16.1 Example School Data

The data used in this first example comes from a publicly available data set called the National Education Longitudinal Study of 1988 (yes it’s a bit old data, but sufficient for our purposes here). In this data set math scores are recorded for 519 students from 23 schools.

List a few characteristics that you think are associated with math performance, and at what level they are measured.

The School23 data set contains the following variables:

  • School (macro) level variables
    • School type
    • class structure
    • school size
    • urbanity
    • geographic region
    • percent minority
    • student-teacher ratio
  • Student (micro) level variables
    • Gender
    • Race
    • Time spent on math homework
    • SES
    • parental education
    • math score

Imagine a model of math score based on school type (\(X_{1}\) 1 for public, 0 for private) and SES (\(X_{2}\)).

\[ Y_{i} = \beta_{0} + \beta_{1}X_{1i} + \beta_{2}X_{2i} + \epsilon_{i}, \qquad i = 1, \ldots, n=519 \]

This model does not take into the account the hierarchical nature of the data in that students are nested within schools.
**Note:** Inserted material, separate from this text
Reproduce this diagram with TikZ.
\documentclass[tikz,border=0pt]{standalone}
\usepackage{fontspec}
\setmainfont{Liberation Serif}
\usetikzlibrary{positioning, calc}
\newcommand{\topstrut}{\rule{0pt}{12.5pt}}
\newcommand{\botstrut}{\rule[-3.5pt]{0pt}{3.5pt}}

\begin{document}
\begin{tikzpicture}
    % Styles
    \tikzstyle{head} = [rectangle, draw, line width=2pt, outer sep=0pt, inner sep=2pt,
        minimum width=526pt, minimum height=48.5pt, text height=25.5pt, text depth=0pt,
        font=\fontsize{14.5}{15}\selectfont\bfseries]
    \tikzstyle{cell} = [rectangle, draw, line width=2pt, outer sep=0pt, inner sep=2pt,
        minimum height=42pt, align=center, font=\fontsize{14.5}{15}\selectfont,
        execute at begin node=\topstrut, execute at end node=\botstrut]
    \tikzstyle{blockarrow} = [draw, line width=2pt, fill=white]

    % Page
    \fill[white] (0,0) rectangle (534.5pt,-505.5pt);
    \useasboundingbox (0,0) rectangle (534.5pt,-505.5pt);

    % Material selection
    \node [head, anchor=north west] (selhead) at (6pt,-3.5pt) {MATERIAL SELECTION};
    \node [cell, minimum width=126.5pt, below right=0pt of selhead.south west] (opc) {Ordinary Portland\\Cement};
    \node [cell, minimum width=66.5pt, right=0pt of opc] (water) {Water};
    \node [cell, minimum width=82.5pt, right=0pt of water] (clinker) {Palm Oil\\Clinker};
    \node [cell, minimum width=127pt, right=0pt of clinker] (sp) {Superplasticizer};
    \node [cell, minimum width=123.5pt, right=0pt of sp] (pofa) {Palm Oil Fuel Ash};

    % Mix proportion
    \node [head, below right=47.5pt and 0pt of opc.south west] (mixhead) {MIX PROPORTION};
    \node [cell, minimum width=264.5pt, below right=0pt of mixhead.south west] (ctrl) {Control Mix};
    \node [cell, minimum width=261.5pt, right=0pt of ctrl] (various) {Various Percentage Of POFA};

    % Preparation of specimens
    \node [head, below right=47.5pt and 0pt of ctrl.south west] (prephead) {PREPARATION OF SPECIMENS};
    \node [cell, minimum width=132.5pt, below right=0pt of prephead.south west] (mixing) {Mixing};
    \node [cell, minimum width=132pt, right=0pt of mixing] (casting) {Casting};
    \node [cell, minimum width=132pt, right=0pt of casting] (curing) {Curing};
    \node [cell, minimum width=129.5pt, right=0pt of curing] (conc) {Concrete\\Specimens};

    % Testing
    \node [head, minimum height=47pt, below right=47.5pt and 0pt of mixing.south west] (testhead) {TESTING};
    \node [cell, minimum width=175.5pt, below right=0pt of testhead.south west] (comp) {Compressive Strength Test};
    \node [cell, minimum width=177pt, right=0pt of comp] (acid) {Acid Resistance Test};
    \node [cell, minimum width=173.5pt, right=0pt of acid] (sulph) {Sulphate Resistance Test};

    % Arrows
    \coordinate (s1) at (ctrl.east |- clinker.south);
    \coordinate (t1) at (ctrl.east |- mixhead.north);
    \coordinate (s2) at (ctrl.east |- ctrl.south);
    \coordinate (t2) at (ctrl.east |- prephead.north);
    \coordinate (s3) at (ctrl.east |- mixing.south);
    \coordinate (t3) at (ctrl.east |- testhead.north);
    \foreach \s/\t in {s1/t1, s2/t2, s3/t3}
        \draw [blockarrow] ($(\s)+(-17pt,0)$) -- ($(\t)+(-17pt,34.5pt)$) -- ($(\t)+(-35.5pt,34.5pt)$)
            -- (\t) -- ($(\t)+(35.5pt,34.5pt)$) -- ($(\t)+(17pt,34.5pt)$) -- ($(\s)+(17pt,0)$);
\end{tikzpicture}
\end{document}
School type is a macro level variable, SES is a micro level variable. We could consider adding indicator variables for each of the 23 schools to create a Fixed Effects model,

\[ Y_{i} = \beta_{0} + \beta_{1}(SchoolType)_{1i} + \beta_{2}(SES)_{2i} + \beta_{3}(School2)_{i} + \ldots + \beta_{24}(School23)_{i} + \epsilon_{i} \]

but we already are well aware of fitting models with that many parameters, and when some school only have a few students in them. So we need a different model.